§ **Supplied records**:
════════════════

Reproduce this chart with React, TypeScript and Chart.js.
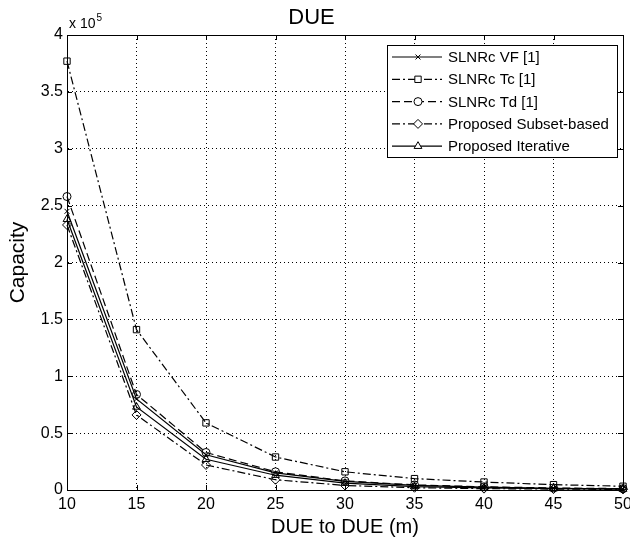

════════════════

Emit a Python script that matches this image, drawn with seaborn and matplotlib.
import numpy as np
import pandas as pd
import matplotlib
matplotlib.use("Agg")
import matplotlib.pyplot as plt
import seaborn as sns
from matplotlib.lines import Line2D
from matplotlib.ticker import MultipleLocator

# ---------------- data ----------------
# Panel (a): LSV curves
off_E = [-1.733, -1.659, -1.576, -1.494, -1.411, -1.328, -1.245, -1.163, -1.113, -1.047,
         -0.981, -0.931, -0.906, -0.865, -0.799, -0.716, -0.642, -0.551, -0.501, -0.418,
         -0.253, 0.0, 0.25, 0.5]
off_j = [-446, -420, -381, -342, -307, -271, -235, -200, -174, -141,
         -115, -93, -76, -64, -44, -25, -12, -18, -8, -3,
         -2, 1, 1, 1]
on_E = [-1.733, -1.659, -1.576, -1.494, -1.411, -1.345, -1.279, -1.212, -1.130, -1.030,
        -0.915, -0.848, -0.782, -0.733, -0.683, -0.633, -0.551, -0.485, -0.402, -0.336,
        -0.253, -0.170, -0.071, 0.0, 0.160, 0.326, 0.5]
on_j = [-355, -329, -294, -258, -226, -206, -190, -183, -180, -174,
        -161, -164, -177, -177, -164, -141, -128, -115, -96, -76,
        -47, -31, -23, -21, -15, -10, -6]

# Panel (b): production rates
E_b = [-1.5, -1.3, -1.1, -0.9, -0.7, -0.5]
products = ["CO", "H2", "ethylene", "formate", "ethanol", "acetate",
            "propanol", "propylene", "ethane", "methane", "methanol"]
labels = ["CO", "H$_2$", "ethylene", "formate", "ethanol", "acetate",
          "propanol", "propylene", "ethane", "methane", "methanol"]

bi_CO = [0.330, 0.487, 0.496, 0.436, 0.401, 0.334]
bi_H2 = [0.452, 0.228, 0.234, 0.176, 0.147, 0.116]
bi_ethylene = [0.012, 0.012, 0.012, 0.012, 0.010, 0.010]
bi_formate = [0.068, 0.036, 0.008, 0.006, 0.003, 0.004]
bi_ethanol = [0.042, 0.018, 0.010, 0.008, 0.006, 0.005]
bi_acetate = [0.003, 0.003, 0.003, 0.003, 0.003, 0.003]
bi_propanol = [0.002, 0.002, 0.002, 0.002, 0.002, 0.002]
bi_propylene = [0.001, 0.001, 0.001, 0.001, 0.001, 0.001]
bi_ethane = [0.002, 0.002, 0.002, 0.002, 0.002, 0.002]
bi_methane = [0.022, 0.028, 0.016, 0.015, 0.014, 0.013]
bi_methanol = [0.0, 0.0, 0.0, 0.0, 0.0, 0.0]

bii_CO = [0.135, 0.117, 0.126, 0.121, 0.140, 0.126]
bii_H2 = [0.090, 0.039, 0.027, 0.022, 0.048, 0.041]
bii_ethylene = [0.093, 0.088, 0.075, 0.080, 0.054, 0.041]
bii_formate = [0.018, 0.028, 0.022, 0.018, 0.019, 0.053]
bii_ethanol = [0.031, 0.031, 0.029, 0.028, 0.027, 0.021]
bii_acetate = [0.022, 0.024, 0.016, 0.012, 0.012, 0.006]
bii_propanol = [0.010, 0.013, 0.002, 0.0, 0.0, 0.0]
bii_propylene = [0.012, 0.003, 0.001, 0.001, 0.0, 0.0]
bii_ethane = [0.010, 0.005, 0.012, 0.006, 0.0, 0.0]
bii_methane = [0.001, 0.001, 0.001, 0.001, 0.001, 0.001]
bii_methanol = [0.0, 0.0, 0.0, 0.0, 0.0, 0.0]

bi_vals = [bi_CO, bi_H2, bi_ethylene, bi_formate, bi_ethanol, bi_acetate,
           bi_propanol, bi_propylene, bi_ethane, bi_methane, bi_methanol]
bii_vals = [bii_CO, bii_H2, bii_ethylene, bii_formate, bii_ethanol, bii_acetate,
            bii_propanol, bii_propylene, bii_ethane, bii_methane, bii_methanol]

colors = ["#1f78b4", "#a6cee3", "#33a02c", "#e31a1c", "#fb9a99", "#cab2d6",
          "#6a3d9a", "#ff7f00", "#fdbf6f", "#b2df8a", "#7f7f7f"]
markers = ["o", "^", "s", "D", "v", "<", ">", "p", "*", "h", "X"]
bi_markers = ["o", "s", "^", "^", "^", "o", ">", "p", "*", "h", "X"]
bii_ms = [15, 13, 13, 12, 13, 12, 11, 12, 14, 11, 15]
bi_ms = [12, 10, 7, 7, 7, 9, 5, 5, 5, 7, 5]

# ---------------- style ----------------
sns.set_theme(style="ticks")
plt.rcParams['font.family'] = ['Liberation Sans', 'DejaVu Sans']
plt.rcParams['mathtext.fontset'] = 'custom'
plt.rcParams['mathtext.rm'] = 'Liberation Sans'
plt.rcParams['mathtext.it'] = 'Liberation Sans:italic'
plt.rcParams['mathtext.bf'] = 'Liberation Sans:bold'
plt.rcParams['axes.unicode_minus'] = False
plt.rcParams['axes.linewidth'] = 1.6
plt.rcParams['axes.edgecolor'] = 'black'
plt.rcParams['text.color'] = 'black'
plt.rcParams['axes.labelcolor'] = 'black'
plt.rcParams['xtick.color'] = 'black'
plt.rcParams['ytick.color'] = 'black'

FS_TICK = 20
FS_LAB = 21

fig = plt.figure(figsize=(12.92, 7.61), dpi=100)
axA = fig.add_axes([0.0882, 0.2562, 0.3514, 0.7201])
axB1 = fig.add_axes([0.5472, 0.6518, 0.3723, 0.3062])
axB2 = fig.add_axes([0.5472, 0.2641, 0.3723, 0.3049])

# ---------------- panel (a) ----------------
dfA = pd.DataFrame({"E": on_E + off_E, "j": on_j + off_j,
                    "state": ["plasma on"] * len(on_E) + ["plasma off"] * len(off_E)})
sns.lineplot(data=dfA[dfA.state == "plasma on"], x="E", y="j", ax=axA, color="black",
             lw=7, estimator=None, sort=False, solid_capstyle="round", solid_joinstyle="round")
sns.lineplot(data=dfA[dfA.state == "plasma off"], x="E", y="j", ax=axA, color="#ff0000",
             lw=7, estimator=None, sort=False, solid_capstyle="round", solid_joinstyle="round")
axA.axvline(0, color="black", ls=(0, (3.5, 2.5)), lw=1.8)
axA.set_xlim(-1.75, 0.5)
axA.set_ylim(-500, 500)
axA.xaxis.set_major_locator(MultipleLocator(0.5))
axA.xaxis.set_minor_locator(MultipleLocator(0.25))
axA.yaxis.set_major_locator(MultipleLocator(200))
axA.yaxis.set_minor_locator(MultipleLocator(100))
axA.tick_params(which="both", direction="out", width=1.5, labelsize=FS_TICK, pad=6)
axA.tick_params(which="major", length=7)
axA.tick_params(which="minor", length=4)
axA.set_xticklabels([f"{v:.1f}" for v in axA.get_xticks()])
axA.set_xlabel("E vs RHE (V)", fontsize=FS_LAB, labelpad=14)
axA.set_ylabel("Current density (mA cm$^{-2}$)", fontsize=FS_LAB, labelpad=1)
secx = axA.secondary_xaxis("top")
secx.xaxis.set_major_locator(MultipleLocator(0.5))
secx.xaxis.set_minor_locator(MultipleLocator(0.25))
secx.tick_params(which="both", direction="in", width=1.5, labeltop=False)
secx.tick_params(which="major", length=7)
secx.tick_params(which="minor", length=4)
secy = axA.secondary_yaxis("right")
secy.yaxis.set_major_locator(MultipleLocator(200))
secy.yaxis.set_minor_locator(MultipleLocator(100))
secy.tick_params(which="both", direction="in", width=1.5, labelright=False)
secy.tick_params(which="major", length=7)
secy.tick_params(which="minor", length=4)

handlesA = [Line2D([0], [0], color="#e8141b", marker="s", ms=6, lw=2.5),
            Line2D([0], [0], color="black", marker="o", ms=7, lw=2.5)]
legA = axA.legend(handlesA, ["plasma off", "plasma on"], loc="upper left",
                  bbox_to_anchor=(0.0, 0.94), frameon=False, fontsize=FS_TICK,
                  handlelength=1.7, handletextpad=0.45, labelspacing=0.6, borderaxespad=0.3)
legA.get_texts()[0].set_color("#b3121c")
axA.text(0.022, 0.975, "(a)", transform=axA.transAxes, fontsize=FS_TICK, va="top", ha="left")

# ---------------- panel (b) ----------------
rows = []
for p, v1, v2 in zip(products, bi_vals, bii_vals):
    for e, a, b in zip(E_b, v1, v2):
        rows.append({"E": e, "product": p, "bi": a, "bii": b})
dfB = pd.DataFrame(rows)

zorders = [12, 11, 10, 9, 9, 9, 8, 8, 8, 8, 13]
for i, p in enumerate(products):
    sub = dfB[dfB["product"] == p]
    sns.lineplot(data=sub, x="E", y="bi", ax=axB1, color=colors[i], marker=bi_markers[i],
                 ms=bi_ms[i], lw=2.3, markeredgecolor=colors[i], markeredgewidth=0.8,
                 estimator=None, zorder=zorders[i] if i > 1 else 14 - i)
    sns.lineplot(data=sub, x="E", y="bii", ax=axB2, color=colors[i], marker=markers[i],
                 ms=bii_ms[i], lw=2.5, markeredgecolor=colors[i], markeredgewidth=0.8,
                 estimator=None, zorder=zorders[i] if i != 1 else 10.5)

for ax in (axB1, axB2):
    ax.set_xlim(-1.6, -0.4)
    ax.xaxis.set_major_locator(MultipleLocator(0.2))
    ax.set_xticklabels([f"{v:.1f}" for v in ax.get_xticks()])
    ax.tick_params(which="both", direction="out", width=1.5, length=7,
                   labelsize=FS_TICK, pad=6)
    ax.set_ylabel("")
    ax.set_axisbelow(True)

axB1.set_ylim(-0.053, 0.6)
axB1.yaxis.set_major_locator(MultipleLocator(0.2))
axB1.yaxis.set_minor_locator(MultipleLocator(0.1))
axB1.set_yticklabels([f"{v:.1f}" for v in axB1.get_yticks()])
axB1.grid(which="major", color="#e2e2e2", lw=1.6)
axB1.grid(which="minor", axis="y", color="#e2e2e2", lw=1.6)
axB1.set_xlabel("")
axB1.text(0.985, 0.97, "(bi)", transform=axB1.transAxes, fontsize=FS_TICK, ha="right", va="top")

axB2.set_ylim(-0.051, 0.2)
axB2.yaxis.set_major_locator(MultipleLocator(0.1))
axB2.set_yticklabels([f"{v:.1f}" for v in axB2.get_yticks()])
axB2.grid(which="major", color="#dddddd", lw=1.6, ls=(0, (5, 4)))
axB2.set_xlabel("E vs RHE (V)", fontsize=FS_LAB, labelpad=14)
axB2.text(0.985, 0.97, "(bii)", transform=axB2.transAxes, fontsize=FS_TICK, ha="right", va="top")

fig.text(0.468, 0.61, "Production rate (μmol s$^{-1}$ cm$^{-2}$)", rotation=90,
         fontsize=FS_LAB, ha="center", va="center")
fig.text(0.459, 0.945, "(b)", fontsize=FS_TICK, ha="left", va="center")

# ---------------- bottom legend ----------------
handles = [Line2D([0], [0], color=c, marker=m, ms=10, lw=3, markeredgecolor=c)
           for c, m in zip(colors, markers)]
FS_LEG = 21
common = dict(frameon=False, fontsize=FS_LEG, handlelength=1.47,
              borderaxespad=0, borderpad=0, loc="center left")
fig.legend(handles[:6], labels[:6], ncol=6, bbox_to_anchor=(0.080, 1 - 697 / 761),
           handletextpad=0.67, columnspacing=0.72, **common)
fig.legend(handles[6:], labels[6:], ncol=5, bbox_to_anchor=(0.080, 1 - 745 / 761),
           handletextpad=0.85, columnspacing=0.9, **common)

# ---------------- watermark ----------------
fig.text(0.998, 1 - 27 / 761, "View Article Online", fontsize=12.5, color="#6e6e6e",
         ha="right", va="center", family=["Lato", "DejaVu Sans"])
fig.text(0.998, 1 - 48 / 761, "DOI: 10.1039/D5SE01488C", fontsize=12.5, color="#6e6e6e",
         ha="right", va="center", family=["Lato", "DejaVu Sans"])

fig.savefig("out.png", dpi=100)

════════════════

Nothing but the lines from the one with "Emit a Python" to the one with "from matplotlib.ticker import MultipleLocator" should be echoed, both of them included, exactly as written.

§ **Result for this exercise**:
Emit a Python script that matches this image, drawn with seaborn and matplotlib.
import numpy as np
import pandas as pd
import matplotlib
matplotlib.use("Agg")
import matplotlib.pyplot as plt
import seaborn as sns
from matplotlib.lines import Line2D
from matplotlib.ticker import MultipleLocator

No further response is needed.